◆ Exercise aim: Within the material below, transcribe exactly the lines from the one holding "Generate a Python" through the one holding "from matplotlib.transforms import", keeping both ends and skipping the rest.

◆ Provided data:
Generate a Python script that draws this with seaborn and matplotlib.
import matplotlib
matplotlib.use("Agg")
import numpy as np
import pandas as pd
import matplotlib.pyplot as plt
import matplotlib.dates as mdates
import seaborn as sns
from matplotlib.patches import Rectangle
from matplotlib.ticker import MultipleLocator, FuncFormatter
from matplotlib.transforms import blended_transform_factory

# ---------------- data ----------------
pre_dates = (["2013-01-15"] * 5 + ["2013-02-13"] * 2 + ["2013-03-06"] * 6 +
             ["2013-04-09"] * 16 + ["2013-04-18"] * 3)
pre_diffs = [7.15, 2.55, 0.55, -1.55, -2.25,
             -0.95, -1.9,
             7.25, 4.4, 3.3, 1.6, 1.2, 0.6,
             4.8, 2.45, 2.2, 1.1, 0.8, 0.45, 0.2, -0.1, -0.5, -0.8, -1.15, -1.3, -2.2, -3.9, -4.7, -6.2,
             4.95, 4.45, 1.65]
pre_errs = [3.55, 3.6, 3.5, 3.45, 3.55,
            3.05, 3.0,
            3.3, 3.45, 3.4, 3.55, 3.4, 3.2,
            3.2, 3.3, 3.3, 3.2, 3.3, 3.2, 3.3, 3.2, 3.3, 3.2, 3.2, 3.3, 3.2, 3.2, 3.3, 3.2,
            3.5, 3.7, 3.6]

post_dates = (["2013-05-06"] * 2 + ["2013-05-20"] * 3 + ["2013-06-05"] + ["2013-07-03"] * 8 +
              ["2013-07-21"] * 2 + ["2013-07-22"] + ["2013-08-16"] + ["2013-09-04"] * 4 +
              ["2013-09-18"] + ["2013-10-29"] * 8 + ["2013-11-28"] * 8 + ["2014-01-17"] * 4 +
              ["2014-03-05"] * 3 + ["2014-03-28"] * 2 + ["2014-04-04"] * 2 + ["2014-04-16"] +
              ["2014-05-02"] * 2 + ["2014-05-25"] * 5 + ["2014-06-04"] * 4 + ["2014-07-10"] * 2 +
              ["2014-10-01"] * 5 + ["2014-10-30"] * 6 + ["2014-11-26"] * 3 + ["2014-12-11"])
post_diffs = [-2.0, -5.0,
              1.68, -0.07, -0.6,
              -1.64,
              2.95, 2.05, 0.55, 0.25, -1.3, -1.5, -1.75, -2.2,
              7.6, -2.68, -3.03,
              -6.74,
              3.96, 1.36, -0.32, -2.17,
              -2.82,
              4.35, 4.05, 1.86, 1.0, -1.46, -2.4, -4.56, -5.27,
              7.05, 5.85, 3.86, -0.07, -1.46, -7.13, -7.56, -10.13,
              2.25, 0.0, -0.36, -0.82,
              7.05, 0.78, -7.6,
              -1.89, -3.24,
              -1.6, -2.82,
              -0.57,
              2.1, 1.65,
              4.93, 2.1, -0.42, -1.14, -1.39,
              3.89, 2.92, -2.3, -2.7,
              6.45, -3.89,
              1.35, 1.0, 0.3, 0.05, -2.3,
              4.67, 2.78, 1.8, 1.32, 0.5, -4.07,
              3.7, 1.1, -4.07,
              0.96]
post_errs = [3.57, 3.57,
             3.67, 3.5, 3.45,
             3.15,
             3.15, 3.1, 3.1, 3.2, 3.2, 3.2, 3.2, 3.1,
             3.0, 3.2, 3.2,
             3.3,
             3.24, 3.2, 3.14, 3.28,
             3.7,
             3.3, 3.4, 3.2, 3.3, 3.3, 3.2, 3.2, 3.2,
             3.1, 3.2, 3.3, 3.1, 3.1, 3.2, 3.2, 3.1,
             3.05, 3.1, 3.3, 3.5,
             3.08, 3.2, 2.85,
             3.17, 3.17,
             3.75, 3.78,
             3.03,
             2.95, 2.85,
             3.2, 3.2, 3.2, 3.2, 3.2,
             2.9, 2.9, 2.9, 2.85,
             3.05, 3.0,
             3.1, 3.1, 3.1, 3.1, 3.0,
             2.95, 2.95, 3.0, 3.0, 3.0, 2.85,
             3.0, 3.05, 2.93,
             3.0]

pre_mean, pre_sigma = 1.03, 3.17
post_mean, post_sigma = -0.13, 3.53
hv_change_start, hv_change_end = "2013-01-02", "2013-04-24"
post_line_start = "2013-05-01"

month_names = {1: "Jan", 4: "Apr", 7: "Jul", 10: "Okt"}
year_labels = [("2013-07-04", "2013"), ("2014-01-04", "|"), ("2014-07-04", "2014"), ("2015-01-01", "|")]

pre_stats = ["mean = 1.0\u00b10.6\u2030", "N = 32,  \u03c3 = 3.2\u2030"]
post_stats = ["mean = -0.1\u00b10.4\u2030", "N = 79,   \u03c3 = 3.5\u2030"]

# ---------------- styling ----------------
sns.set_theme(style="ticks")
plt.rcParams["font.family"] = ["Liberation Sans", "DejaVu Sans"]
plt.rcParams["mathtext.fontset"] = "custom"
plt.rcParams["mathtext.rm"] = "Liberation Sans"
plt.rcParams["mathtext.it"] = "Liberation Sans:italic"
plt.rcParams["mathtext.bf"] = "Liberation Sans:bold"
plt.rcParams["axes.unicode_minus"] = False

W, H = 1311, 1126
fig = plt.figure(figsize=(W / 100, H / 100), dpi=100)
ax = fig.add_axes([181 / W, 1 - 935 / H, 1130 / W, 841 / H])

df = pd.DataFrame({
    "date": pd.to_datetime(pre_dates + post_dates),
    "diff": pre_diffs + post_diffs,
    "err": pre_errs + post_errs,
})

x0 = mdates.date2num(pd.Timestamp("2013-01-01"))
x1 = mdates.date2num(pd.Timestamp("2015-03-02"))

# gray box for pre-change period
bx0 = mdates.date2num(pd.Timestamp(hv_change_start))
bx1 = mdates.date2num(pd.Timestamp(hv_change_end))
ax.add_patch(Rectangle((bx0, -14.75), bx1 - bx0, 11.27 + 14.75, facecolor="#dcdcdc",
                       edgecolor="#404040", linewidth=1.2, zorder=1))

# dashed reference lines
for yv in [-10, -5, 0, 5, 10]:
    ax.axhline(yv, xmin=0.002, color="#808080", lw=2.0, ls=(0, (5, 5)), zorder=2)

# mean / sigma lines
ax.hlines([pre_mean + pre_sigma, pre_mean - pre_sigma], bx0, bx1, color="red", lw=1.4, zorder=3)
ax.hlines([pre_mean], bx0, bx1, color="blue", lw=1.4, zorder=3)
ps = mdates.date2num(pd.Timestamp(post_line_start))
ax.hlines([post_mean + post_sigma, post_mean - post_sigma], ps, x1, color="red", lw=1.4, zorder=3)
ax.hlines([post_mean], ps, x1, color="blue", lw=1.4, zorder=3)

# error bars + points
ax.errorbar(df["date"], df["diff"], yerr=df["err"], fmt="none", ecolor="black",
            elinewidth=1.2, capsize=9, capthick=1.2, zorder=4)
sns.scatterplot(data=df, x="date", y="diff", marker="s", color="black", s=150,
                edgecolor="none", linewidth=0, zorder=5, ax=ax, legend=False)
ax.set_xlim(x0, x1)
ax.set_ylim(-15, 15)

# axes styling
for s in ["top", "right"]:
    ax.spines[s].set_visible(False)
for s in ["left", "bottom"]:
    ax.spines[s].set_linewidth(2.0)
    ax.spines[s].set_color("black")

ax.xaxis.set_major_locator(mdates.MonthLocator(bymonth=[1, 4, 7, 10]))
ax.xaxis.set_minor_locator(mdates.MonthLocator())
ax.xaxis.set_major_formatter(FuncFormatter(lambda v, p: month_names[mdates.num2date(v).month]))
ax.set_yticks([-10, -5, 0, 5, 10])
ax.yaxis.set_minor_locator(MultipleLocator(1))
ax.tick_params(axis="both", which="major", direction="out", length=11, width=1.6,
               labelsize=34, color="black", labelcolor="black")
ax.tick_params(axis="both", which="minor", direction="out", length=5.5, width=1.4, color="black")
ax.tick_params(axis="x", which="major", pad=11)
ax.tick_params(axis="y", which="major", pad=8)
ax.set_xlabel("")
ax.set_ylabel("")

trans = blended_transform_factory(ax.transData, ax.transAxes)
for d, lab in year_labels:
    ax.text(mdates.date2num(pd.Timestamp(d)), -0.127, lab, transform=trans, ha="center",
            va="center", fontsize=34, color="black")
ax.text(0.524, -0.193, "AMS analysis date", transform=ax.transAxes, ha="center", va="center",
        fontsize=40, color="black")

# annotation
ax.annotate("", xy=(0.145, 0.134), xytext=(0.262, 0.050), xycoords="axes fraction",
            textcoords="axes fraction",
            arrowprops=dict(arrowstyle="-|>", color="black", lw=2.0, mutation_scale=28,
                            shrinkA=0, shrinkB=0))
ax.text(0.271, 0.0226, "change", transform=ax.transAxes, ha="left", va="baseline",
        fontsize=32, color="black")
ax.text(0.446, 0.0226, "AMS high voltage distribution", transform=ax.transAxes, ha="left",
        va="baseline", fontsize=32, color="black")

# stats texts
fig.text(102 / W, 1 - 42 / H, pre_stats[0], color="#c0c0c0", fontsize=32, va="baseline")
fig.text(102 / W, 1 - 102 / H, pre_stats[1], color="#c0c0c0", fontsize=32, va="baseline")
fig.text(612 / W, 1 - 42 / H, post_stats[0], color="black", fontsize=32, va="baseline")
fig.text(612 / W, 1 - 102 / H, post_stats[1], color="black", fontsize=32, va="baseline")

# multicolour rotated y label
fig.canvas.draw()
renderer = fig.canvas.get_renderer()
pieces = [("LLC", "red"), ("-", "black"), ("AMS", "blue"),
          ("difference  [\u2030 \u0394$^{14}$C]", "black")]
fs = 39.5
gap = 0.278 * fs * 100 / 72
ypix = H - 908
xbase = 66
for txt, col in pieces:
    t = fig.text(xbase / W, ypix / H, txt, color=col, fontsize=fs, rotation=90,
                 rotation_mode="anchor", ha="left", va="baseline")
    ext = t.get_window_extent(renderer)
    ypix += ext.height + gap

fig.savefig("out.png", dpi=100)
==
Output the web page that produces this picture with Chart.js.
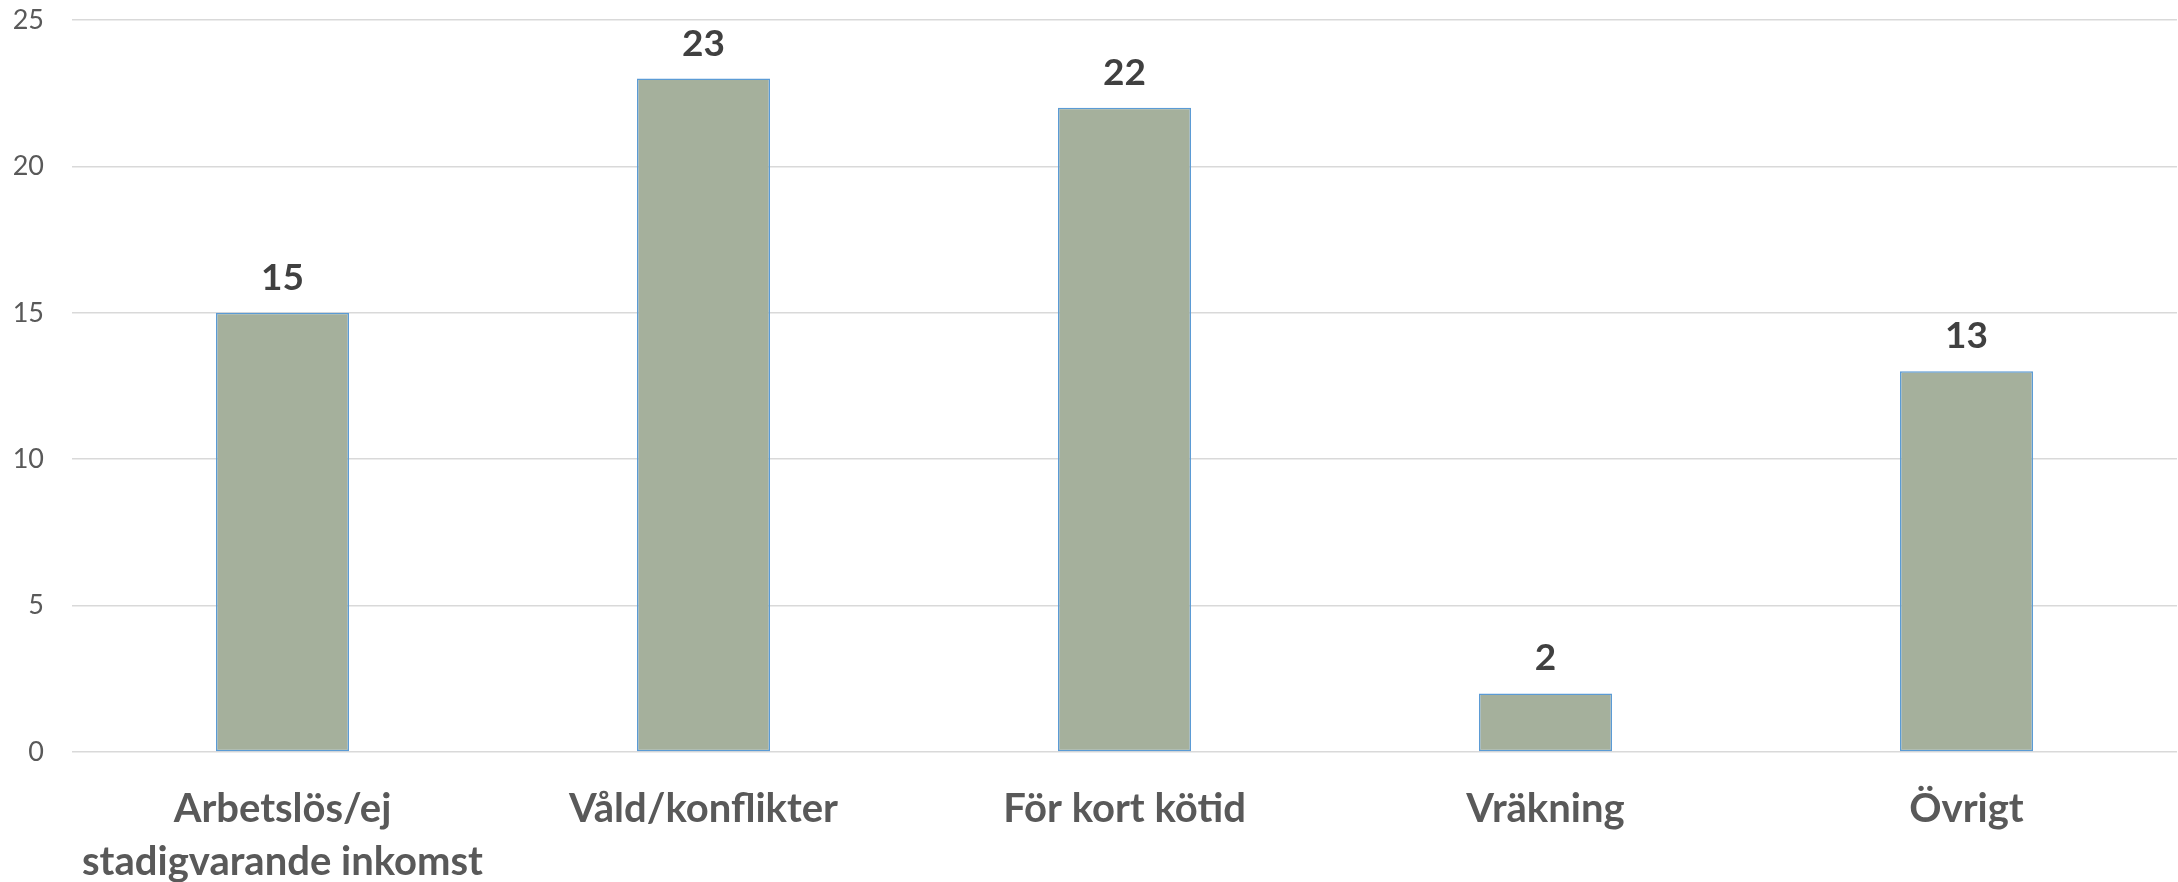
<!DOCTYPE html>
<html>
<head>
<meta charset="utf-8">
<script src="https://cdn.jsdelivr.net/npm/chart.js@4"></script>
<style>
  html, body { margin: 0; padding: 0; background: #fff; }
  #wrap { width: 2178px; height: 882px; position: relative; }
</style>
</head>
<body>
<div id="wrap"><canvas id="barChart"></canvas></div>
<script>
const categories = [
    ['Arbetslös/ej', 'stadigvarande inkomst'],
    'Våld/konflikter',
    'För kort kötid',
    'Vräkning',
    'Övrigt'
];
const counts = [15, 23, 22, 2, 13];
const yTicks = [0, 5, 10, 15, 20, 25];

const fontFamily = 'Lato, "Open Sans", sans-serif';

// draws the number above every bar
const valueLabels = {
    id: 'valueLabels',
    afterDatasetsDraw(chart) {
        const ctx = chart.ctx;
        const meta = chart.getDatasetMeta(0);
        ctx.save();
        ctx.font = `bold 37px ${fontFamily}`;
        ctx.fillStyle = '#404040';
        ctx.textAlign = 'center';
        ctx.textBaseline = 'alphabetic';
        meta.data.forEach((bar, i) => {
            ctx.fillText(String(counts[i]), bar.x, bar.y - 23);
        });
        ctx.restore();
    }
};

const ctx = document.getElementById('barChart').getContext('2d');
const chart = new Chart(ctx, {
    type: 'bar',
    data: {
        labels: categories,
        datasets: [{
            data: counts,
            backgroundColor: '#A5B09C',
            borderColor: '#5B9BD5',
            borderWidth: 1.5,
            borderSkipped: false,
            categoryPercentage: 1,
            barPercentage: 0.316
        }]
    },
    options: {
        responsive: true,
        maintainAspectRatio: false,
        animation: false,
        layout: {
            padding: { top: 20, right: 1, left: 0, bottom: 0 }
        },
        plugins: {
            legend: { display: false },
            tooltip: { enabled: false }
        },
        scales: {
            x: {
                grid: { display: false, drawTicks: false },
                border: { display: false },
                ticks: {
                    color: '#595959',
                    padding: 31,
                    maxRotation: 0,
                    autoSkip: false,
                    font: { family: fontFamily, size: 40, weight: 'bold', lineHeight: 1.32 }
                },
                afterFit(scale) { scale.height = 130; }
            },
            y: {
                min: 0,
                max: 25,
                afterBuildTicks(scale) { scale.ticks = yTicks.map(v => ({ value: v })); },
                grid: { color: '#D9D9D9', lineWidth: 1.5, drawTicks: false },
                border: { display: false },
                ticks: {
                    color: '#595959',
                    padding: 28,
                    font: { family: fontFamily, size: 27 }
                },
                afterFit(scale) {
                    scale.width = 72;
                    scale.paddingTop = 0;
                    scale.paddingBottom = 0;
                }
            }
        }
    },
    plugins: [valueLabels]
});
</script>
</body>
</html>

◆ Task response:
Generate a Python script that draws this with seaborn and matplotlib.
import matplotlib
matplotlib.use("Agg")
import numpy as np
import pandas as pd
import matplotlib.pyplot as plt
import matplotlib.dates as mdates
import seaborn as sns
from matplotlib.patches import Rectangle
from matplotlib.ticker import MultipleLocator, FuncFormatter
from matplotlib.transforms import blended_transform_factory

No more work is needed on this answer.